Malta’s financial services sector has undergone significant changes in recent years, shaped by evolving local and international regulatory frameworks, geopolitical developments and emerging typologies.

Speaking to BusinessNow.mt, Matthew Scicluna and Sarah Vella from the MFSA’s Financial Crime Compliance function, explain how this review fits into a much broader national effort to combat financial crime.

“Against this backdrop, the Malta Financial Services Authority (MFSA) has stepped up its supervisory efforts, through targeted thematic reviews and Dear CEO letters to ensure that licence holders have in place robust and effective control frameworks to address these emerging threats.” Mr Scicluna explains.

One such initiative is the Thematic Review on Mitigating the Funding of Terrorism and Sanctions Evasion Risk targeting Financial Institutions and Crypto Asset Service Providers.

Selection of scope

Sarah Vella

Ms Vella explains that the selection of the sample and areas of focus being targeted in the thematic review are not random but take into consideration a range of relevant aspects.  

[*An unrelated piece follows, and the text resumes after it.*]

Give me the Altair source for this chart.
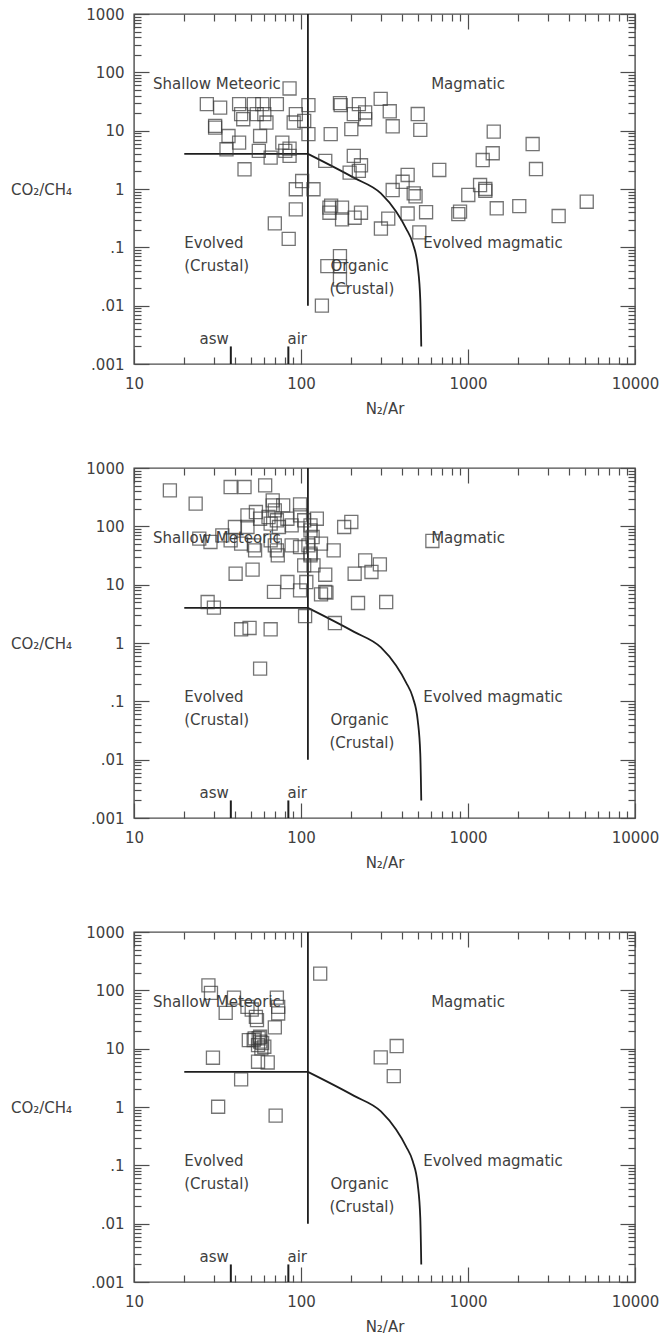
import altair as alt
import pandas as pd

FONT = "DejaVu Sans"
TEXT_COLOR = "#404040"
LINE_COLOR = "#1e1e1e"
FRAME_COLOR = "#4d4d4d"
MARK_COLOR = "#3a3a3a"
PLOT_W, PLOT_H = 501, 350

# ---------------- sample data (N2/Ar, CO2/CH4) ----------------
p1_n2ar = [27.3, 32.8, 30.6, 30.6, 36.8, 35.8, 42.6, 43.8, 45.1, 42.6,
           45.9, 52.2, 54.3, 55.9, 56.9, 58.6, 60.3, 62.1, 65.8, 71.7,
           77.3, 80.5, 85.4, 85.4, 93.1, 90.4, 104.5, 110.8, 110.8, 85.4,
           101.6, 93.1, 118.8, 93.1, 69.7, 84.4, 150.6, 139.7, 171.1, 172.8,
           207.1, 200.1, 222.1, 242.2, 242.2, 300, 340, 354, 207.1, 228.7,
           222.1, 195.5, 500, 518, 148, 148, 151.5, 176.1, 176.1, 209.5,
           228.7, 301, 333, 354, 406, 435, 473, 485, 435, 561,
           511, 171.1, 171.1, 143.8, 171.1, 133.4, 673, 1004, 896, 875,
           1181, 1270, 1270, 1225, 1406, 1426, 1486, 2028, 2438, 2553,
           3490, 5140]
p1_co2ch4 = [28.5, 24.9, 12.1, 11.3, 8.1, 4.8, 28.5, 19.2, 15.7, 6.25,
             2.18, 28.5, 19.2, 4.5, 8.1, 28.5, 19.2, 13.8, 3.45, 28.5,
             6.25, 4.5, 52.9, 3.69, 19.2, 13.8, 14.7, 27.4, 8.7, 4.93,
             1.37, 0.99, 0.99, 0.447, 0.257, 0.140, 8.7, 3.03, 29.6, 27.4,
             19.2, 10.6, 28.5, 20.5, 15.7, 35, 21.5, 11.9, 3.69, 2.55,
             2.04, 1.91, 19.3, 10.3, 0.478, 0.392, 0.52, 0.478, 0.301, 0.322,
             0.392, 0.21, 0.31, 0.96, 1.33, 1.74, 0.84, 0.75, 0.38, 0.40,
             0.18, 0.0707, 0.0476, 0.0476, 0.0281, 0.0100, 2.12, 0.79, 0.41, 0.37,
             1.17, 1.0, 0.93, 3.14, 4.1, 9.6, 0.467, 0.51, 5.9, 2.2,
             0.344, 0.605]

p2_n2ar = [16.4, 23.4, 37.9, 45.9, 61.0, 67.7, 67.7, 69.7, 78.2, 98.7,
           40.2, 47.8, 47.8, 53.7, 56.9, 63.9, 65.8, 71.7, 73.8, 82.9,
           87.9, 98.7, 104.5, 114, 124.4, 114, 117.4, 131.8, 156.9, 181.3,
           200.1, 24.6, 28.7, 33.8, 37.9, 43.8, 52.2, 53.1, 65.8, 69.7,
           71.7, 72.6, 87.9, 98.7, 110.8, 114, 114, 104.5, 118.8, 40.6,
           51.3, 82.9, 68.9, 98.7, 107.6, 131.8, 139.7, 142, 139.7, 209.5,
           242.2, 264.2, 296.7, 219.5, 323.6, 27.6, 30.1, 43.8, 49.2, 65.8,
           105.8, 159.6, 56.9, 612]
p2_co2ch4 = [414, 245, 472, 472, 505, 279, 229, 188, 229, 238,
             97.4, 154, 97.4, 176, 135, 144.5, 111, 127, 97.4, 135,
             104, 154, 127, 104, 135, 85.4, 65.6, 50.5, 38.8, 97.4,
             118.7, 61.4, 53.9, 70.1, 57.5, 50.5, 47.2, 38.8, 57.5, 47.2,
             38.8, 31.8, 47.2, 44.2, 47.2, 34, 31.8, 21.4, 21.4, 15.4,
             18.1, 11.1, 7.5, 8.0, 11.1, 6.8, 7.5, 7.3, 14.8, 15.4,
             26.1, 16.5, 22.3, 4.85, 5.04, 5.04, 4.03, 1.72, 1.81, 1.72,
             2.9, 2.2, 0.363, 56.1]

p3_n2ar = [27.9, 28.9, 39.7, 35.4, 71.7, 73.0, 73.0, 47.8, 50.7, 53.7,
           54.5, 69.7, 48.7, 52.8, 56.9, 55.3, 57.9, 60.3, 55.3, 63.2,
           29.7, 43.8, 31.9, 70.5, 130.3, 300.2, 374, 359.3, 55.8, 57.0,
           52.1, 58.5]
p3_co2ch4 = [122, 90.4, 75.2, 41.1, 75.2, 52.1, 40.1, 52.1, 46.9, 35.1,
             30.8, 23.1, 14.0, 15.0, 16.0, 11.5, 10.1, 10.8, 5.97, 5.8,
             6.99, 2.97, 1.01, 0.71, 194, 7.08, 11.1, 3.39, 15.1, 13.2,
             14.1, 12.5]

# ---------------- field boundaries ----------------
flat_n2ar = [20, 110]
flat_co2ch4 = [4, 4]
curve_n2ar = [110, 208, 301, 371, 426, 467, 500, 518, 525]
curve_co2ch4 = [4, 1.55, 0.84, 0.41, 0.21, 0.117, 0.047, 0.0125, 0.002]
divider_n2ar = [110]
divider_lo = [0.01]
divider_hi = [1000]
ref_n2ar = [38, 84]
ref_lo = [0.001, 0.001]
ref_hi = [0.002, 0.002]

# ---------------- region labels ----------------
label_text = ["Shallow Meteoric", "Magmatic", "Evolved magmatic", "Evolved",
              "(Crustal)", "Organic", "(Crustal)", "asw", "air"]
label_x = [13, 1000, 539, 20, 20, 150, 148, 37, 83]
label_y = [63, 63, 0.12, 0.12, 0.048, 0.048, 0.0195, 0.0027, 0.0027]
label_align = ["left", "center", "left", "left", "left", "left", "left",
               "right", "left"]

# ---------------- axis ticks ----------------
x_major = [10, 100, 1000, 10000]
y_major = [0.001, 0.01, 0.1, 1, 10, 100, 1000]
x_minor = [m * d for d in (10, 100, 1000) for m in range(2, 10)]
y_minor = [m * d for d in (0.001, 0.01, 0.1, 1, 10, 100) for m in range(2, 10)]

XS = alt.Scale(type="log", domain=[10, 10000], nice=False)
YS = alt.Scale(type="log", domain=[0.001, 1000], nice=False)

flat_df = pd.DataFrame({"x": flat_n2ar, "y": flat_co2ch4})
curve_df = pd.DataFrame({"x": curve_n2ar, "y": curve_co2ch4})
divider_df = pd.DataFrame({"x": divider_n2ar, "y": divider_lo, "y2": divider_hi})
ref_df = pd.DataFrame({"x": ref_n2ar, "y": ref_lo, "y2": ref_hi})
labels_df = pd.DataFrame({"x": label_x, "y": label_y, "text": label_text,
                          "align": label_align})


def tick_layer(df, x_orient, y_orient, xv, yv, size):
    return alt.Chart(df).mark_point(opacity=0).encode(
        x=alt.X("n2ar:Q", scale=XS,
                axis=alt.Axis(orient=x_orient, offset=-PLOT_H, values=xv,
                              tickSize=size, labels=False, domain=False,
                              grid=False, title=None, tickColor=FRAME_COLOR,
                              tickWidth=1.2)),
        y=alt.Y("co2ch4:Q", scale=YS,
                axis=alt.Axis(orient=y_orient, offset=-PLOT_W, values=yv,
                              tickSize=size, labels=False, domain=False,
                              grid=False, title=None, tickColor=FRAME_COLOR,
                              tickWidth=1.2)),
    )


def panel(xs, ys):
    df = pd.DataFrame({"n2ar": xs, "co2ch4": ys})
    layers = [
        tick_layer(df, "top", "right", x_major, y_major, 15),
        tick_layer(df, "top", "right", x_minor, y_minor, 7),
        tick_layer(df, "bottom", "left", x_major, y_major, 15),
        tick_layer(df, "bottom", "left", x_minor, y_minor, 7),
    ]
    enc_xy = dict(x=alt.X("x:Q", scale=XS, axis=None),
                  y=alt.Y("y:Q", scale=YS, axis=None))
    layers.append(alt.Chart(flat_df).mark_line(color=LINE_COLOR, strokeWidth=1.8)
                  .encode(**enc_xy))
    layers.append(alt.Chart(curve_df).mark_line(color=LINE_COLOR, strokeWidth=1.8,
                                                interpolate="monotone")
                  .encode(**enc_xy))
    layers.append(alt.Chart(divider_df).mark_rule(color=LINE_COLOR, strokeWidth=1.8)
                  .encode(y2="y2:Q", **enc_xy))
    layers.append(alt.Chart(ref_df).mark_rule(color=LINE_COLOR, strokeWidth=2)
                  .encode(y2="y2:Q", **enc_xy))
    for al in ("left", "center", "right"):
        sub = labels_df[labels_df["align"] == al]
        layers.append(alt.Chart(sub).mark_text(align=al, baseline="middle",
                                               font=FONT, fontSize=15,
                                               color=TEXT_COLOR)
                      .encode(text="text:N", **enc_xy))
    pts = alt.Chart(df).mark_square(filled=False, size=170, color=MARK_COLOR,
                                    strokeWidth=1.3).encode(
        x=alt.X("n2ar:Q", scale=XS,
                axis=alt.Axis(orient="bottom", values=x_major, ticks=False,
                              tickSize=0, domain=False, grid=False,
                              labelExpr="toString(datum.value)",
                              labelFlush=False, labelOverlap=False,
                              labelFont=FONT, labelFontSize=15,
                              labelColor=TEXT_COLOR, labelPadding=12,
                              title="N\u2082/Ar", titleFont=FONT,
                              titleFontSize=15, titleFontWeight="normal",
                              titleColor=TEXT_COLOR, titleBaseline="alphabetic",
                              titleY=49)),
        y=alt.Y("co2ch4:Q", scale=YS,
                axis=alt.Axis(orient="left", values=y_major, ticks=False,
                              tickSize=0, domain=False, grid=False,
                              labelExpr="datum.value < 1 ? replace(toString(datum.value), '0.', '.') : toString(datum.value)",
                              labelFlush=False, labelOverlap=False,
                              labelFont=FONT, labelFontSize=15,
                              labelColor=TEXT_COLOR, labelPadding=10,
                              title="CO\u2082/CH\u2084", titleFont=FONT,
                              titleFontSize=15, titleFontWeight="normal",
                              titleColor=TEXT_COLOR, titleAngle=0,
                              titleAlign="center", titleBaseline="middle",
                              titleX=-93, titleY=175)),
    )
    layers.append(pts)
    return alt.layer(*layers).resolve_axis(x="independent", y="independent") \
        .properties(width=PLOT_W, height=PLOT_H)


def spacer(h):
    return alt.Chart(pd.DataFrame({"v": [0]})).mark_point(opacity=0).properties(
        width=PLOT_W, height=h, view=alt.ViewBackground(stroke="transparent"))


chart = alt.vconcat(
    panel(p1_n2ar, p1_co2ch4),
    spacer(4),
    panel(p2_n2ar, p2_co2ch4),
    spacer(14),
    panel(p3_n2ar, p3_co2ch4),
    spacing=50, bounds="flush",
).configure(
    padding={"left": 9, "top": 6, "right": 0, "bottom": 0},
    background="white",
).configure_view(stroke=FRAME_COLOR, strokeWidth=1.4)

chart.save("out.html", embed_options={"renderer": "svg", "actions": False})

“The National Risk Assessment, which essentially informs the MFSA’s AML/CFT supervisory efforts, serves as the starting point of our determination when assessing which sector and area of focus we should target”

The National Risk Assessment, which brings together various local stakeholders, is a country-wide risk assessment on money laundering, terrorist and proliferation financing and targeted financial sanctions. “From a geopolitical perspective, Crypto Asset Service Providers and Financial Institutions have gone through various developments in 2024”, she says.

Mr Scicluna highlights sanctions compliance as another key area of focus in the thematic review.

Matthew Scicluna

“At a time when sanctions are being given greater importance and the regulatory framework is continuously evolving, we wanted to ascertain that MFSA licence holders have adequate controls in place to ensure compliance”

Extending the focus

Following FATF’s recent publications, the MFSA has recently rolled out the second iteration of the thematic review now targeting Banks.

“This thematic exercise’s focus was extended to consider crime typologies particular to Banks. Of course, what applies to Crypto Assets does not necessarily apply to Banks, and vice versa.” Mr Scicluna also explains that the concept of proportionality and risk-based remain crucial.

The exercise was not carried out in isolation.

“The MFSA continuously cooperates and collaborates with other local stakeholders, including the Financial Intelligence Analysis Unit, the Sanctions Monitoring Board and the National Coordinating Committee. Their valuable input was also sought in this exercise.”

From findings to guidance

Mr Scicluna explained that following the conclusion of these thematic reviews, the Authority is issuing guidance to communicate and remind the industry of its supervisory expectations.

“The MFSA has been prioritising the issuance of further guidance to assist licence holders in the implementation of their obligations. Through these Dear CEO letters, we are providing an overview of our observations, together with the Authority’s supervisory expectations, as aligned with the relevant regulations and frameworks” he said.

The findings observed may also inform the MFSA’s future outcomes-based supervision.

Not a box-ticking exercise

Ms Vella emphasises that these initiatives are designed to deliver meaningful outcomes rather than serve as a box-ticking exercise.  

“Our supervisory efforts are not about ticking boxes but about achieving real outcomes that strengthen the financial services sector as a whole. This is not a standalone project,” she says. “It’s part of an ongoing national effort, informed by international developments and FATF publications.”